◆ WRITTEN PROBLEM:
Reproduce each line of the material exactly, minus any picture.

◆ DATASET SECTION:
────────────────

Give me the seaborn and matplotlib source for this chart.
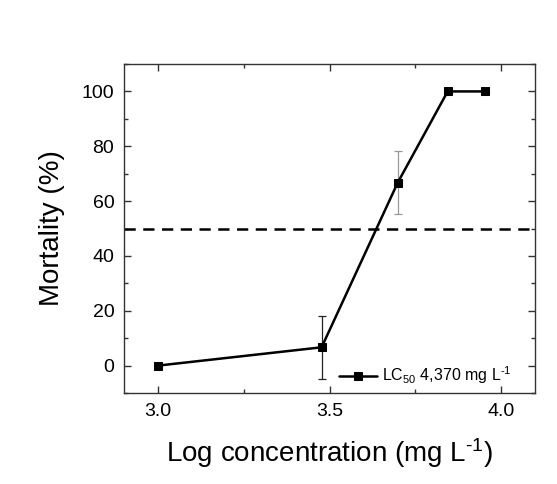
import numpy as np
import pandas as pd
import matplotlib
matplotlib.use("Agg")
import matplotlib.pyplot as plt
import seaborn as sns
from matplotlib.ticker import MultipleLocator

# Data
log_conc = [3.0, 3.477, 3.699, 3.845, 3.954]
mortality = [0.0, 6.67, 66.67, 100.0, 100.0]
err = [0.0, 11.55, 11.55, 0.0, 0.0]
lc50_level = 50
legend_label = r"LC$_{50}$ 4,370 mg L$^{\text{-}1}$"
x_label = r"Log concentration (mg L$^{\text{-}1}$)"
y_label = "Mortality (%)"
x_ticks = [3.0, 3.5, 4.0]
x_tick_labels = ["3.0", "3.5", "4.0"]
y_ticks = [0, 20, 40, 60, 80, 100]
y_tick_labels = ["0", "20", "40", "60", "80", "100"]

sns.set_theme(style="white")
plt.rcParams['font.family'] = ['Liberation Sans', 'DejaVu Sans']
plt.rcParams['mathtext.fontset'] = 'custom'
plt.rcParams['mathtext.rm'] = 'Liberation Sans'
plt.rcParams['mathtext.it'] = 'Liberation Sans'
plt.rcParams['text.color'] = 'black'
plt.rcParams['axes.labelcolor'] = 'black'
plt.rcParams['xtick.color'] = 'black'
plt.rcParams['ytick.color'] = 'black'

df = pd.DataFrame({"x": log_conc, "y": mortality, "e": err})

fig = plt.figure(figsize=(5.57, 4.84), dpi=100)
ax = fig.add_axes([124/557, 1-393/484, (535-124)/557, (393-64)/484])

# error bars (only where present)
sub = df[df["e"] > 0]
cols = ["#222222", "#999999"]
for (i, r), c in zip(sub.iterrows(), cols):
    ax.errorbar(r["x"], r["y"], yerr=r["e"], fmt="none", ecolor=c,
                elinewidth=0.9, capsize=3, capthick=0.9, zorder=2)

sns.lineplot(data=df, x="x", y="y", ax=ax, color="black", marker="s",
             markersize=6, markeredgecolor="black", linewidth=1.8,
             label=legend_label, zorder=3)

ax.axhline(lc50_level, color="black", linestyle=(0, (4.5, 3)), linewidth=1.8, zorder=1)

ax.set_xlim(2.9, 4.1)
ax.set_ylim(-10, 110)
ax.set_xticks(x_ticks)
ax.set_xticklabels(x_tick_labels)
ax.set_yticks(y_ticks)
ax.set_yticklabels(y_tick_labels)
ax.xaxis.set_minor_locator(MultipleLocator(0.25))
ax.yaxis.set_minor_locator(MultipleLocator(10))

ax.tick_params(which="major", direction="in", length=5, width=1, top=True, right=True,
               bottom=True, left=True, labelsize=14, pad=7, color="#333333",
               labelcolor="black")
ax.tick_params(which="minor", direction="in", length=3, width=1, top=True, right=True,
               bottom=True, left=True, color="#333333")
for s in ax.spines.values():
    s.set_color("#333333")
    s.set_linewidth(1.0)

ax.set_xlabel(x_label, fontsize=20, labelpad=12)
ax.set_ylabel(y_label, fontsize=20, labelpad=12)

ax.legend(loc="center left", bbox_to_anchor=((339-124)/411, (393-375.5)/329),
          frameon=False, fontsize=11.5, handlelength=2.4,
          handletextpad=0.3, borderaxespad=0, borderpad=0)

fig.savefig("out.png", dpi=100, facecolor="white")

────────────────

◆ SOLUTION TO THIS EXERCISE:
Give me the seaborn and matplotlib source for this chart.
import numpy as np
import pandas as pd
import matplotlib
matplotlib.use("Agg")
import matplotlib.pyplot as plt
import seaborn as sns
from matplotlib.ticker import MultipleLocator

# Data
log_conc = [3.0, 3.477, 3.699, 3.845, 3.954]
mortality = [0.0, 6.67, 66.67, 100.0, 100.0]
err = [0.0, 11.55, 11.55, 0.0, 0.0]
lc50_level = 50
legend_label = r"LC$_{50}$ 4,370 mg L$^{\text{-}1}$"
x_label = r"Log concentration (mg L$^{\text{-}1}$)"
y_label = "Mortality (%)"
x_ticks = [3.0, 3.5, 4.0]
x_tick_labels = ["3.0", "3.5", "4.0"]
y_ticks = [0, 20, 40, 60, 80, 100]
y_tick_labels = ["0", "20", "40", "60", "80", "100"]

sns.set_theme(style="white")
plt.rcParams['font.family'] = ['Liberation Sans', 'DejaVu Sans']
plt.rcParams['mathtext.fontset'] = 'custom'
plt.rcParams['mathtext.rm'] = 'Liberation Sans'
plt.rcParams['mathtext.it'] = 'Liberation Sans'
plt.rcParams['text.color'] = 'black'
plt.rcParams['axes.labelcolor'] = 'black'
plt.rcParams['xtick.color'] = 'black'
plt.rcParams['ytick.color'] = 'black'

df = pd.DataFrame({"x": log_conc, "y": mortality, "e": err})

fig = plt.figure(figsize=(5.57, 4.84), dpi=100)
ax = fig.add_axes([124/557, 1-393/484, (535-124)/557, (393-64)/484])

# error bars (only where present)
sub = df[df["e"] > 0]
cols = ["#222222", "#999999"]
for (i, r), c in zip(sub.iterrows(), cols):
    ax.errorbar(r["x"], r["y"], yerr=r["e"], fmt="none", ecolor=c,
                elinewidth=0.9, capsize=3, capthick=0.9, zorder=2)

sns.lineplot(data=df, x="x", y="y", ax=ax, color="black", marker="s",
             markersize=6, markeredgecolor="black", linewidth=1.8,
             label=legend_label, zorder=3)

ax.axhline(lc50_level, color="black", linestyle=(0, (4.5, 3)), linewidth=1.8, zorder=1)

ax.set_xlim(2.9, 4.1)
ax.set_ylim(-10, 110)
ax.set_xticks(x_ticks)
ax.set_xticklabels(x_tick_labels)
ax.set_yticks(y_ticks)
ax.set_yticklabels(y_tick_labels)
ax.xaxis.set_minor_locator(MultipleLocator(0.25))
ax.yaxis.set_minor_locator(MultipleLocator(10))

ax.tick_params(which="major", direction="in", length=5, width=1, top=True, right=True,
               bottom=True, left=True, labelsize=14, pad=7, color="#333333",
               labelcolor="black")
ax.tick_params(which="minor", direction="in", length=3, width=1, top=True, right=True,
               bottom=True, left=True, color="#333333")
for s in ax.spines.values():
    s.set_color("#333333")
    s.set_linewidth(1.0)

ax.set_xlabel(x_label, fontsize=20, labelpad=12)
ax.set_ylabel(y_label, fontsize=20, labelpad=12)

ax.legend(loc="center left", bbox_to_anchor=((339-124)/411, (393-375.5)/329),
          frameon=False, fontsize=11.5, handlelength=2.4,
          handletextpad=0.3, borderaxespad=0, borderpad=0)

fig.savefig("out.png", dpi=100, facecolor="white")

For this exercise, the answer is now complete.